Our first reaction is to wonder if a refreshed French-German axis would be able to usurp the power vested in the EU to propose treaty change. Perhaps the language, in front of international reporters, was intended more to raise hopes of reform than to propose a take-over over of the European Commission’s area of competence. Or maybe the language reveals the assumption that Germany and France are the two key powers in the Union and that therefore whatever they jointly propose is most likely to be agreed, at least by EU leaders if not by all member states. The proposals for reforms – apart from any suggestion of treaty change – are in line with EU ambitions as described in the Five Presidents Report from 2015.
Then again, treaty change is something that Angela Merkel had ruled out only a few days before the meeting so either she has changed her mind or she has decided to put some wind in Macron’s sails as he leads into his attempts to reform France and bring it into line with the EU’s existing rules.
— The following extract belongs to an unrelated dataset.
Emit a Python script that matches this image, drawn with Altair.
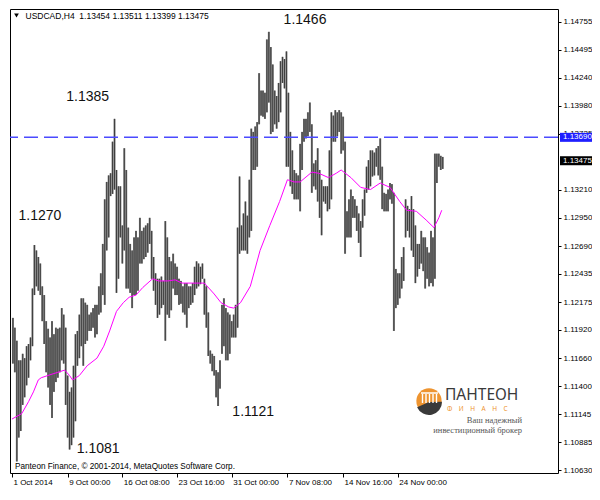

She did after all only agree to treaty change “if it is useful”. We note that the existing rules focus on managing deficits and no one is mentioning Germany’s illegal surpluses.
Macron himself said that treaty change is “no longer a French taboo”. We didn’t know that it had been taboo to discuss treaty change in France; Macron has been doing so for quite some time. Perhaps with this remark he was seeking some acknowledgement that it is also no longer a German taboo, in which case he got the answer he wanted, whether true or not.
However, there is strong resistance to treaty change, not least from the EU as their ambitions for Europe-wide governance are built in to their treaties, which fulfil the role of a constitution (see Trick or Treaty). Even if France and Germany come to an agreement on what treaty changes would be “useful”, which is far from certain, they would have to win the approval of the European Commission, the European Council, possibly the European Parliament and certainly unanimous approval from the 27 member states. To describe this as ‘daunting’ would be an understatement.
The two leaders pledged that they would cooperate closely even if they won’t always agree. “Germany’s interests are closely linked to France’s interests,” Merkel noted. “Europe is well only if there is a strong France“. Apart from, as usual, conflating the EU with Europe, this statement supports the supposition that the press briefing at which this and other remarks quoted were made was as much a public relations exercise as anything else. Both leaders will expect to benefit from promoting the idea that France and Germany are cooperating without reservation. Or at least they would expect to lose votes if they publicised their traditional rivalry.